Fagan et al., Journ. of Biol. Chem., Vol 266, No. 25, Sep. 5, 1991, p. 16518-16523 disclose an analysis of eIF4E mRNA in each of two different strains of retinoblastomas and its influence on the amount of ornithine aminotransferase in each of the strains of retinoblastomas. This publication does not disclose a hybrid vector according to the present invention.
Koromilas et al., EMBO Journal, Vol 11, No. 11, pp. 4153-4158 (1992) disclose that eIF4E overexpression facilitates the translation of mRNAs with 5' untranslated region (UTR) extensive secondary structures. This publication does not disclose a hybrid vector according to the present invention.
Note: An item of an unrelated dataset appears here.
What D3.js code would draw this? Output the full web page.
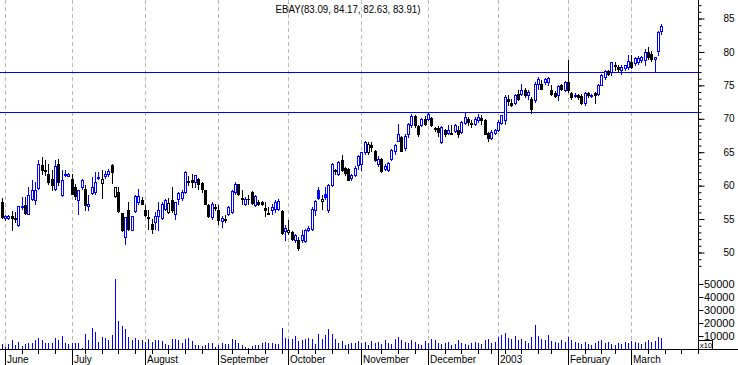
<!DOCTYPE html>
<html>
<head>
<meta charset="utf-8">
<script src="https://cdn.jsdelivr.net/npm/d3@7"></script>
<style>
  body { margin: 0; background: #fff; }
  svg { display: block; font-family: "Liberation Sans", Arial, sans-serif; }
</style>
</head>
<body>
<svg id="chart"></svg>
<script>
// Daily EBAY quotes, 31 May 2002 .. 13 Mar 2003
const opens = [57.6,55.1,55.2,55.4,55.1,54.05,56.8,57.05,55.8,58.05,57.9,59.7,63.05,62.3,61.8,61.05,59.55,63.3,58.55,61.6,
61.5,61.05,59.8,57.8,59.8,59.55,56.9,58.9,59.05,61.2,60.45,61.5,61.7,63.1,58.4,59.05,55.9,52.3,56.3,53.4,
56.2,57.6,57.9,56.3,55.3,54.3,54.55,55.4,55.2,56.55,56.05,57.8,55.8,58.05,58.2,59.05,60.6,60.9,60.55,61.05,
60.4,59.3,57.05,55.3,56.8,56.3,54.7,54.95,55.8,56.05,59.05,60.2,58.1,57.3,58.05,59.05,57.05,57.6,57.55,56.7,
55.9,56.3,56.55,56.55,56.2,53.2,53.05,53.05,51.8,51.8,51.8,51.7,53.4,53.55,56.3,59.3,57.7,58.8,56.3,60.05,
62.3,61.8,63.85,62.6,62.5,61.2,61.55,63.15,63.25,65.0,65.0,66.1,65.15,63.25,64.0,62.5,62.3,64.0,65.25,66.75,
67.25,65.65,67.65,69.0,70.35,68.85,69.0,70.0,70.0,70.15,68.6,68.65,66.5,68.35,67.85,67.8,68.15,68.25,68.0,69.35,
70.0,69.3,69.15,69.75,70.1,69.85,67.85,67.15,67.85,68.25,69.4,69.75,73.0,72.4,72.4,73.65,73.75,74.25,73.5,73.0,
72.75,75.25,75.25,75.5,75.5,74.25,73.9,73.5,75.1,74.25,75.5,73.9,73.4,73.6,73.4,72.4,73.9,73.4,73.9,73.75,
75.1,76.25,77.1,77.0,78.0,77.75,77.35,77.6,77.75,78.5,78.4,78.5,78.75,78.75,80.0,79.7,78.97,80.07,83.09];
const highs = [58.1,55.6,55.6,56.2,56.0,57.0,58.3,58.3,59.8,60.8,60.55,63.9,64.3,63.8,63.3,62.3,63.8,64.0,62.3,62.3,
61.9,61.8,60.3,59.4,61.05,60.05,58.55,61.3,62.05,62.05,62.3,62.2,62.5,63.2,59.8,59.8,55.9,55.3,57.55,55.4,
58.55,59.5,58.3,57.05,56.3,55.05,56.05,57.55,57.55,58.05,58.2,59.8,57.55,59.05,59.3,62.2,61.5,61.8,61.55,61.2,
60.55,59.4,57.3,57.55,57.3,57.05,55.4,55.55,56.9,59.3,60.55,60.3,59.3,58.3,58.55,59.2,58.55,57.8,57.7,57.55,
56.8,57.3,57.8,58.05,56.3,54.05,54.8,53.2,52.8,52.3,53.3,53.55,53.9,56.8,57.8,59.8,58.55,59.8,60.3,63.4,
62.5,63.75,64.6,62.75,62.7,61.8,63.0,64.65,65.0,66.75,66.5,66.5,65.35,64.5,64.15,63.25,63.5,65.5,66.25,69.15,
67.5,67.65,69.35,70.75,70.5,69.0,70.15,70.35,71.0,70.25,68.75,68.85,68.85,68.5,69.0,69.0,69.15,68.85,69.65,70.85,
70.25,69.75,70.25,70.75,70.5,70.0,68.0,68.25,68.5,69.75,70.6,73.5,73.5,73.0,73.75,74.25,75.25,74.6,74.25,73.25,
75.5,76.3,75.75,76.1,76.25,75.0,74.1,75.0,75.25,75.6,78.85,74.0,73.9,73.75,73.75,74.0,74.0,73.75,74.0,75.25,
76.75,77.25,77.25,78.55,78.5,78.0,78.0,78.1,79.55,79.55,79.25,79.45,79.35,80.45,80.7,80.1,79.22,83.2,84.17];
const lows = [55.2,54.9,55.0,53.3,54.5,53.9,56.5,55.8,55.7,57.8,57.3,59.55,61.8,61.55,60.3,59.3,59.4,60.05,58.5,61.4,
61.4,58.7,58.05,55.7,59.55,56.3,56.3,58.8,58.8,61.05,58.2,61.2,61.5,60.4,58.3,56.05,53.2,51.3,53.3,53.3,
56.05,57.3,57.2,55.4,53.55,52.9,53.55,53.4,55.05,56.3,55.9,56.05,55.05,57.3,57.9,58.9,60.05,59.8,59.8,59.55,
59.05,57.2,55.3,55.05,56.3,54.3,53.8,54.55,55.55,55.9,58.8,58.55,57.3,57.05,57.3,57.3,56.9,57.05,57.05,55.4,
55.8,55.8,56.05,56.3,52.8,51.8,52.8,51.8,51.55,50.4,51.55,51.55,53.2,53.4,55.55,58.05,56.55,58.05,56.05,59.9,
61.7,61.55,62.2,61.55,60.8,60.9,61.4,62.5,62.3,64.75,64.75,65.25,63.75,63.0,62.05,62.3,62.2,63.85,64.75,66.65,
65.15,65.35,67.35,68.75,68.75,67.5,68.85,69.0,69.85,68.85,68.15,67.5,66.35,67.5,67.65,67.65,68.0,67.35,67.85,69.25,
69.0,68.75,69.0,69.5,69.25,67.65,66.65,67.0,67.65,68.15,69.2,69.25,72.0,71.9,72.25,72.75,73.5,73.25,73.0,70.9,
72.5,74.5,74.4,75.25,75.0,73.6,73.25,72.75,74.25,74.1,74.0,73.0,73.25,72.9,72.25,72.1,73.25,73.25,72.4,73.6,
75.0,76.0,76.6,76.6,77.25,77.2,76.75,77.25,77.5,77.6,78.1,78.2,78.5,78.1,79.0,78.7,77.0,79.57,82.63];
const closes = [55.3,55.4,55.5,55.2,55.0,56.9,57.0,55.9,58.55,59.3,59.4,63.2,62.3,62.2,60.55,60.05,62.9,60.55,60.8,61.7,
61.8,58.8,58.45,59.3,60.9,57.1,57.3,59.8,60.55,61.3,61.05,61.8,62.2,62.1,59.8,56.2,53.3,55.3,53.55,55.4,
58.4,58.5,57.3,55.55,55.2,53.55,55.4,56.3,57.2,57.8,57.4,56.3,57.55,58.9,59.05,62.05,60.7,60.55,61.55,60.3,
59.55,57.3,55.4,57.3,56.7,54.8,55.2,54.9,56.8,59.2,60.3,58.7,58.0,58.05,58.0,57.4,58.4,57.3,57.2,56.3,
55.8,56.8,57.55,57.65,52.9,53.7,53.4,51.95,52.55,50.7,52.55,53.3,53.7,56.55,57.65,58.2,58.05,58.3,60.05,63.2,
62.2,63.5,62.3,61.9,60.9,61.55,62.7,64.5,65.0,66.5,66.25,65.85,63.85,64.0,62.2,63.0,63.35,65.35,66.1,67.75,
65.25,67.5,69.25,70.35,69.0,67.65,70.0,69.15,70.75,69.0,68.5,68.0,68.75,67.75,68.35,67.75,69.0,67.65,69.5,70.25,
69.5,69.25,69.9,70.25,69.75,67.75,67.15,68.0,68.25,69.5,70.5,73.25,72.6,72.1,73.6,73.0,74.25,73.5,74.0,71.4,
75.25,76.0,74.5,76.0,76.05,73.75,73.4,74.9,74.5,75.5,74.25,73.25,73.6,73.25,72.4,73.9,73.5,73.6,73.5,75.1,
76.5,77.1,76.75,78.5,77.95,77.4,77.7,78.0,78.7,77.75,79.05,79.1,79.25,80.05,79.2,78.97,79.22,83.05,83.91];
const volumes = [3800,1800,3800,6900,3100,5400,2300,3800,4600,4600,
6900,8500,6900,4600,4600,4600,8500,6900,10000,4600,
3800,4600,4600,4600,800,11500,6900,16100,13100,5400,
9200,8500,6900,10800,53800,21500,17700,15400,9200,6900,
8500,6900,6900,5400,7700,5400,6900,6900,6200,3800,
3100,7700,7700,6900,4600,7700,8500,6200,3100,3100,
2300,3100,4600,4600,1500,3100,4600,3800,3800,7700,
6900,4600,3100,1500,800,2300,3100,3100,4600,5400,
4600,4600,3800,3800,16100,8500,7700,7700,10000,6200,
6900,7700,8500,7700,3800,11500,7700,10800,15400,11500,
7700,4600,6200,3100,3800,4600,4600,6200,4600,5400,
3100,6200,4600,5400,3800,6900,4600,3800,7700,9200,
6900,5400,4600,6900,5400,3800,3100,6200,4600,7700,
6900,4600,3800,4600,5400,3100,3800,6900,4600,3800,
3100,4600,5400,4600,3800,6900,7700,4600,5400,9200,
10800,12300,8500,7700,10000,6900,7700,6200,4600,9200,
18500,10000,7700,6900,10800,6200,5400,4600,6900,5400,
9200,6900,5400,4600,3800,5400,3800,3100,4600,6200,
6900,4600,5400,3800,3100,4600,3800,5400,4600,6200,
5400,4600,3800,5400,6900,5400,6200,9200,8500];

// axis data
const monthStarts = [1, 21, 43, 65, 86, 108, 128, 149, 170, 189];
const monthLabels = ["June", "July", "August", "September", "October", "November", "December", "2003", "February", "March"];
const weekStarts = [6, 11, 16, 25, 30, 35, 40, 45, 50, 55, 60, 69, 74, 79, 84, 89, 94, 99, 104, 114, 119, 124,
  133, 138, 143, 147, 151, 156, 161, 165, 175, 180, 184, 194, 199, 204, 209];
const priceTicks = [50, 55, 60, 65, 70, 75, 80, 85];
const volumeTicks = [10000, 20000, 30000, 40000, 50000];
const levels = [77, 71];
const title = "EBAY(83.09, 84.17, 82.63, 83.91)";

const width = 738, height = 365;
const axisX = 698;
const svg = d3.select("#chart").attr("width", width).attr("height", height);

const x = d3.scaleLinear().domain([-0.5, 209]).range([0, axisX]);
const y = d3.scaleLinear().domain([47.38, 87.77]).range([270, 0]);
const yv = d3.scaleLinear().domain([0, 60000]).range([349, 271]);
const px = i => Math.round(x(i)) + 0.5;

const BLUE = "#0000ff", BLACK = "#000000";

// month grid (dashed)
svg.append("g").selectAll("line")
  .data(monthStarts)
  .enter().append("line")
  .attr("x1", d => px(d)).attr("x2", d => px(d))
  .attr("y1", 0).attr("y2", 349)
  .attr("stroke", "#b8b8b8")
  .attr("stroke-dasharray", "4,3");

// horizontal levels
svg.append("g").selectAll("line")
  .data(levels)
  .enter().append("line")
  .attr("x1", 0).attr("x2", axisX)
  .attr("y1", d => Math.round(y(d)) + 0.5).attr("y2", d => Math.round(y(d)) + 0.5)
  .attr("stroke", BLUE);

// title
svg.append("text")
  .attr("x", 348).attr("y", 13)
  .attr("text-anchor", "middle")
  .attr("font-size", 10)
  .attr("textLength", 145)
  .attr("lengthAdjust", "spacingAndGlyphs")
  .text(title);

// candles: colour by close vs previous close, hollow when close above open
const candles = closes.map((c, i) => ({
  i, o: opens[i], h: highs[i], l: lows[i], c,
  color: (i === 0 ? c >= opens[i] : c >= closes[i - 1]) ? BLUE : BLACK
}));

const cg = svg.append("g");
cg.selectAll(".wick")
  .data(candles)
  .enter().append("line")
  .attr("class", "wick")
  .attr("x1", d => px(d.i)).attr("x2", d => px(d.i))
  .attr("y1", d => Math.round(y(d.h))).attr("y2", d => Math.round(y(d.l)) + 1)
  .attr("stroke", d => d.color);

cg.selectAll(".hollow")
  .data(candles.filter(d => d.c > d.o))
  .enter().append("rect")
  .attr("class", "hollow")
  .attr("x", d => px(d.i) - 1)
  .attr("y", d => Math.round(y(d.c)) + 0.5)
  .attr("width", 2)
  .attr("height", d => Math.max(0, Math.round(y(d.o)) - Math.round(y(d.c))))
  .attr("fill", "#fff")
  .attr("stroke", d => d.color);

cg.selectAll(".filled")
  .data(candles.filter(d => d.c <= d.o))
  .enter().append("rect")
  .attr("class", "filled")
  .attr("x", d => px(d.i) - 1.5)
  .attr("y", d => Math.round(y(d.o)))
  .attr("width", 3)
  .attr("height", d => Math.max(1, Math.round(y(d.c)) - Math.round(y(d.o)) + 1))
  .attr("fill", d => d.color);

// volume
svg.append("g").selectAll("line")
  .data(volumes)
  .enter().append("line")
  .attr("x1", (d, i) => px(i)).attr("x2", (d, i) => px(i))
  .attr("y1", 349).attr("y2", d => Math.round(yv(d)))
  .attr("stroke", BLUE);

// right price axis: minor ticks every 1, labels every 5
const priceMinor = svg.append("g")
  .attr("transform", `translate(${axisX + 0.5},0)`)
  .call(d3.axisRight(y).tickValues(d3.range(48, 88)).tickSize(3).tickFormat(""));
priceMinor.select(".domain").remove();
const priceMajor = svg.append("g")
  .attr("transform", `translate(${axisX + 0.5},0)`)
  .call(d3.axisRight(y).tickValues(priceTicks).tickSize(6).tickPadding(30));
priceMajor.select(".domain").remove();
priceMajor.selectAll("text")
  .attr("text-anchor", "end")
  .attr("font-size", 10)
  .attr("font-family", "Liberation Sans, Arial, sans-serif");

// right volume axis
const volAxis = svg.append("g")
  .attr("transform", `translate(${axisX + 0.5},0)`)
  .call(d3.axisRight(yv).tickValues(volumeTicks).tickSize(5).tickPadding(31).tickFormat(d3.format("d")));
volAxis.select(".domain").remove();
volAxis.selectAll("text")
  .attr("text-anchor", "end")
  .attr("font-size", 11)
  .attr("font-family", "Liberation Sans, Arial, sans-serif");

// axis lines
svg.append("line")
  .attr("x1", axisX + 0.5).attr("x2", axisX + 0.5)
  .attr("y1", 0).attr("y2", 350)
  .attr("stroke", BLACK);
svg.append("line")
  .attr("x1", 0).attr("x2", width)
  .attr("y1", 349.5).attr("y2", 349.5)
  .attr("stroke", BLACK);

// x10 multiplier box
const mult = svg.append("g").attr("transform", `translate(${axisX + 0.5},340.5)`);
mult.append("rect").attr("width", 14).attr("height", 9).attr("fill", "#fff").attr("stroke", BLACK);
mult.append("text").attr("x", 1.5).attr("y", 7.5).attr("font-size", 7.5).text("x10");

// bottom time axis
svg.append("g").selectAll("line")
  .data(weekStarts)
  .enter().append("line")
  .attr("x1", d => px(d)).attr("x2", d => px(d))
  .attr("y1", 350).attr("y2", 354)
  .attr("stroke", BLACK);
svg.append("g").selectAll("line")
  .data(monthStarts)
  .enter().append("line")
  .attr("x1", d => px(d)).attr("x2", d => px(d))
  .attr("y1", 350).attr("y2", height)
  .attr("stroke", BLACK);
svg.append("g").selectAll("text")
  .data(monthStarts)
  .enter().append("text")
  .attr("x", d => px(d) + 1.5)
  .attr("y", 363)
  .attr("font-size", 10)
  .text((d, i) => monthLabels[i]);
</script>
</body>
</html>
Shatzman and Rosenberg in Methods of Enzymology, Vol. 152 (1987) disclose the Shine-Delgarno sequence of prokaryotic messenger RNA. The Shine-Delgarno sequence provides an alignment between the mRNA and the 18S rRNA. This is important in the context of the correct positioning for translation initiation, but does not increase the rate of ribosome-binding of a particular mRNA. In eukaryotes, "stored" untranslated mRNAs can, at anytime, be recruited for translation, a reaction mediated by eIF4E. Thus, the knowledge that the binding of eIF4E to the 40S ribosomal subunit (mediated by eIF4E) is the rate limiting step for translation initiation, under normal conditions which was discovered by the present inventors and is distinct from prokaryotic translation initiation functions.